** Start **

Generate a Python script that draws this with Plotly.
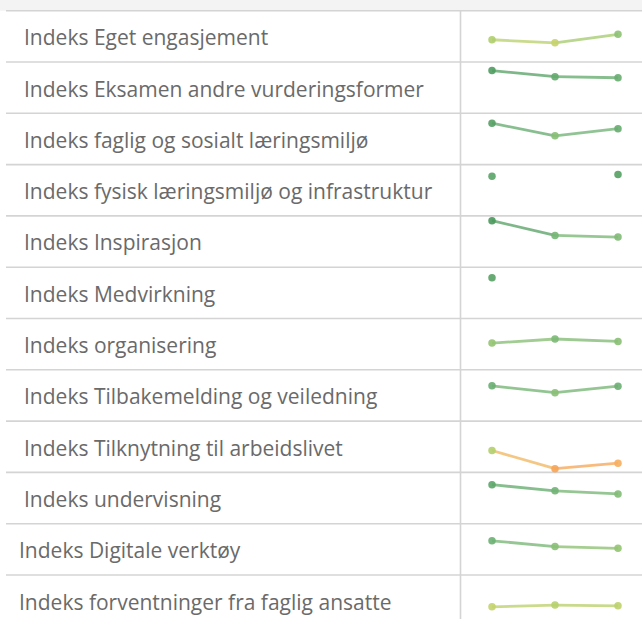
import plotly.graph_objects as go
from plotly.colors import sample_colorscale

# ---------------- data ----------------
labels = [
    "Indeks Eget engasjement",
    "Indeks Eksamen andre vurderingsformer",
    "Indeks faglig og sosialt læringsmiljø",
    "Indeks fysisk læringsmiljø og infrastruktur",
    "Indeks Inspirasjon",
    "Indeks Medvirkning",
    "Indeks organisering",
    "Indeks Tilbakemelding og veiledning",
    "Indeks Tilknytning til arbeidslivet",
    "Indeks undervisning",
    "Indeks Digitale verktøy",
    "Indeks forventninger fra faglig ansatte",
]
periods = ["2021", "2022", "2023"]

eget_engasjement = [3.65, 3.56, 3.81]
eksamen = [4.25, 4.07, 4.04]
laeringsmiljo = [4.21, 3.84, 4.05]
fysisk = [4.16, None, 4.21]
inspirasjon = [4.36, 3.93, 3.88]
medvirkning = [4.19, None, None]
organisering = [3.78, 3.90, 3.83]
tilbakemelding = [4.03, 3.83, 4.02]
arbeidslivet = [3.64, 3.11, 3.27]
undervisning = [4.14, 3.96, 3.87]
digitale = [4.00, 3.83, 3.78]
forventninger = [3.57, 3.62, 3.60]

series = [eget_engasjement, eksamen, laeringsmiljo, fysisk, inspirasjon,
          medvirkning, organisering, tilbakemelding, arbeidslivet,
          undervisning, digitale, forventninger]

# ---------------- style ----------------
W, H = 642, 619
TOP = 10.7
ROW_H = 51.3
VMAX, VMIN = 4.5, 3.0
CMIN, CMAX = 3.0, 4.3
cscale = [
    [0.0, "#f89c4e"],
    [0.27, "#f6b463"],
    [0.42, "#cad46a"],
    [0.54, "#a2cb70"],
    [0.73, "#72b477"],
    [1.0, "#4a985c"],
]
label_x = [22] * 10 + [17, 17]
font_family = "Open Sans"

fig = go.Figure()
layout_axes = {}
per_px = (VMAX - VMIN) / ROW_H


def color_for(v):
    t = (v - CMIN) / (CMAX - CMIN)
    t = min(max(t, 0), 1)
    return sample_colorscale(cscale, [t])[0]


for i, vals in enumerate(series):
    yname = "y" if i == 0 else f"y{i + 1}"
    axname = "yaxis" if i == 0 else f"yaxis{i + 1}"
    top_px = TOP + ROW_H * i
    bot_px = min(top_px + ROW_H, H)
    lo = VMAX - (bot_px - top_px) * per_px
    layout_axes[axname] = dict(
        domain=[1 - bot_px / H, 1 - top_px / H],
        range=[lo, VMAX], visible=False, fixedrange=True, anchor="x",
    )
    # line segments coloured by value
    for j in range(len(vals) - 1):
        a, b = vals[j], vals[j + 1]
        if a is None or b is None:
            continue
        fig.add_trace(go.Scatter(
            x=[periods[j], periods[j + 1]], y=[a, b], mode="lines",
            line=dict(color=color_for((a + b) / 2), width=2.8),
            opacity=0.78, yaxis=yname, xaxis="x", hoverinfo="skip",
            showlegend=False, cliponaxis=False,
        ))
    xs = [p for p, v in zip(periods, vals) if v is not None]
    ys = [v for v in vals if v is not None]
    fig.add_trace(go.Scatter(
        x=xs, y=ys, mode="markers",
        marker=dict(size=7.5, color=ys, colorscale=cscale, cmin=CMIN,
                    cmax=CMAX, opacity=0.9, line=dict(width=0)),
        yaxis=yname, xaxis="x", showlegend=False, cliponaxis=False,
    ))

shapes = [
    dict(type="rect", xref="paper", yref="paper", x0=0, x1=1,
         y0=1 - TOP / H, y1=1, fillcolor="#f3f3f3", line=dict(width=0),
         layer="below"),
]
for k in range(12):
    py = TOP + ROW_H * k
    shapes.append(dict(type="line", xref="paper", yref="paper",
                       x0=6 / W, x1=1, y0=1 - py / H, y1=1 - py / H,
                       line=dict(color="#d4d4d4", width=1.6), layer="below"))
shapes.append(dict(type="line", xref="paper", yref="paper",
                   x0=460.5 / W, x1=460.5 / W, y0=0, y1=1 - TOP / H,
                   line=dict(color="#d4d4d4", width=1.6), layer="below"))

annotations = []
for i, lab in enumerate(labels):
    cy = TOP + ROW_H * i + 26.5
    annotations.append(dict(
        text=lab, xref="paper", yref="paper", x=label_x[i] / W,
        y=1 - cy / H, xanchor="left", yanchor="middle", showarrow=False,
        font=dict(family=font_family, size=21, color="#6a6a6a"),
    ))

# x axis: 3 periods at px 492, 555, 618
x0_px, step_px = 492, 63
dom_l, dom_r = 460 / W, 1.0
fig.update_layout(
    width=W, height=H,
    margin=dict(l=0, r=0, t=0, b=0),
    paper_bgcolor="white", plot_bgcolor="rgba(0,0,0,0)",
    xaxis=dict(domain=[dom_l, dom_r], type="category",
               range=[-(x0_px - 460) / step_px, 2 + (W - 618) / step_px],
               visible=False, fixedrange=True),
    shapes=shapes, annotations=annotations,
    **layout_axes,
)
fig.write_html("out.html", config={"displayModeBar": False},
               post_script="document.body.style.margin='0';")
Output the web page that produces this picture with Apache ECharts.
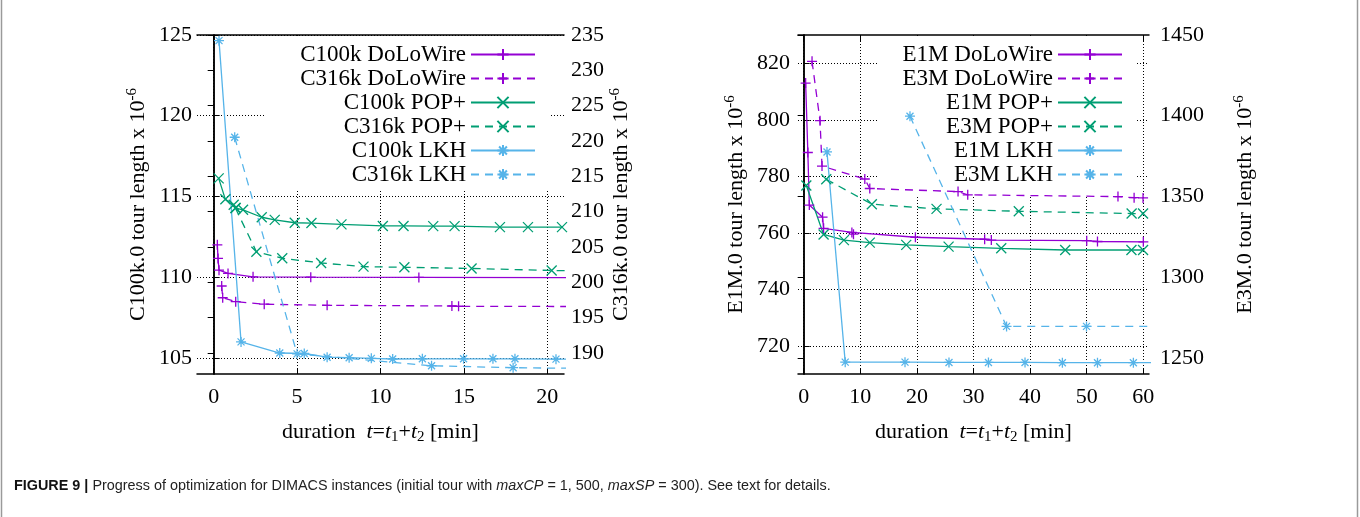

** End **

All the lines above are to be given again exactly as they read, with the pictures removed.

> RESULT OF THIS TASK:
Generate a Python script that draws this with Plotly.
import plotly.graph_objects as go
from plotly.colors import sample_colorscale

# ---------------- data ----------------
labels = [
    "Indeks Eget engasjement",
    "Indeks Eksamen andre vurderingsformer",
    "Indeks faglig og sosialt læringsmiljø",
    "Indeks fysisk læringsmiljø og infrastruktur",
    "Indeks Inspirasjon",
    "Indeks Medvirkning",
    "Indeks organisering",
    "Indeks Tilbakemelding og veiledning",
    "Indeks Tilknytning til arbeidslivet",
    "Indeks undervisning",
    "Indeks Digitale verktøy",
    "Indeks forventninger fra faglig ansatte",
]
periods = ["2021", "2022", "2023"]

eget_engasjement = [3.65, 3.56, 3.81]
eksamen = [4.25, 4.07, 4.04]
laeringsmiljo = [4.21, 3.84, 4.05]
fysisk = [4.16, None, 4.21]
inspirasjon = [4.36, 3.93, 3.88]
medvirkning = [4.19, None, None]
organisering = [3.78, 3.90, 3.83]
tilbakemelding = [4.03, 3.83, 4.02]
arbeidslivet = [3.64, 3.11, 3.27]
undervisning = [4.14, 3.96, 3.87]
digitale = [4.00, 3.83, 3.78]
forventninger = [3.57, 3.62, 3.60]

series = [eget_engasjement, eksamen, laeringsmiljo, fysisk, inspirasjon,
          medvirkning, organisering, tilbakemelding, arbeidslivet,
          undervisning, digitale, forventninger]

# ---------------- style ----------------
W, H = 642, 619
TOP = 10.7
ROW_H = 51.3
VMAX, VMIN = 4.5, 3.0
CMIN, CMAX = 3.0, 4.3
cscale = [
    [0.0, "#f89c4e"],
    [0.27, "#f6b463"],
    [0.42, "#cad46a"],
    [0.54, "#a2cb70"],
    [0.73, "#72b477"],
    [1.0, "#4a985c"],
]
label_x = [22] * 10 + [17, 17]
font_family = "Open Sans"

fig = go.Figure()
layout_axes = {}
per_px = (VMAX - VMIN) / ROW_H


def color_for(v):
    t = (v - CMIN) / (CMAX - CMIN)
    t = min(max(t, 0), 1)
    return sample_colorscale(cscale, [t])[0]


for i, vals in enumerate(series):
    yname = "y" if i == 0 else f"y{i + 1}"
    axname = "yaxis" if i == 0 else f"yaxis{i + 1}"
    top_px = TOP + ROW_H * i
    bot_px = min(top_px + ROW_H, H)
    lo = VMAX - (bot_px - top_px) * per_px
    layout_axes[axname] = dict(
        domain=[1 - bot_px / H, 1 - top_px / H],
        range=[lo, VMAX], visible=False, fixedrange=True, anchor="x",
    )
    # line segments coloured by value
    for j in range(len(vals) - 1):
        a, b = vals[j], vals[j + 1]
        if a is None or b is None:
            continue
        fig.add_trace(go.Scatter(
            x=[periods[j], periods[j + 1]], y=[a, b], mode="lines",
            line=dict(color=color_for((a + b) / 2), width=2.8),
            opacity=0.78, yaxis=yname, xaxis="x", hoverinfo="skip",
            showlegend=False, cliponaxis=False,
        ))
    xs = [p for p, v in zip(periods, vals) if v is not None]
    ys = [v for v in vals if v is not None]
    fig.add_trace(go.Scatter(
        x=xs, y=ys, mode="markers",
        marker=dict(size=7.5, color=ys, colorscale=cscale, cmin=CMIN,
                    cmax=CMAX, opacity=0.9, line=dict(width=0)),
        yaxis=yname, xaxis="x", showlegend=False, cliponaxis=False,
    ))

shapes = [
    dict(type="rect", xref="paper", yref="paper", x0=0, x1=1,
         y0=1 - TOP / H, y1=1, fillcolor="#f3f3f3", line=dict(width=0),
         layer="below"),
]
for k in range(12):
    py = TOP + ROW_H * k
    shapes.append(dict(type="line", xref="paper", yref="paper",
                       x0=6 / W, x1=1, y0=1 - py / H, y1=1 - py / H,
                       line=dict(color="#d4d4d4", width=1.6), layer="below"))
shapes.append(dict(type="line", xref="paper", yref="paper",
                   x0=460.5 / W, x1=460.5 / W, y0=0, y1=1 - TOP / H,
                   line=dict(color="#d4d4d4", width=1.6), layer="below"))

annotations = []
for i, lab in enumerate(labels):
    cy = TOP + ROW_H * i + 26.5
    annotations.append(dict(
        text=lab, xref="paper", yref="paper", x=label_x[i] / W,
        y=1 - cy / H, xanchor="left", yanchor="middle", showarrow=False,
        font=dict(family=font_family, size=21, color="#6a6a6a"),
    ))

# x axis: 3 periods at px 492, 555, 618
x0_px, step_px = 492, 63
dom_l, dom_r = 460 / W, 1.0
fig.update_layout(
    width=W, height=H,
    margin=dict(l=0, r=0, t=0, b=0),
    paper_bgcolor="white", plot_bgcolor="rgba(0,0,0,0)",
    xaxis=dict(domain=[dom_l, dom_r], type="category",
               range=[-(x0_px - 460) / step_px, 2 + (W - 618) / step_px],
               visible=False, fixedrange=True),
    shapes=shapes, annotations=annotations,
    **layout_axes,
)
fig.write_html("out.html", config={"displayModeBar": False},
               post_script="document.body.style.margin='0';")
Output the web page that produces this picture with Apache ECharts.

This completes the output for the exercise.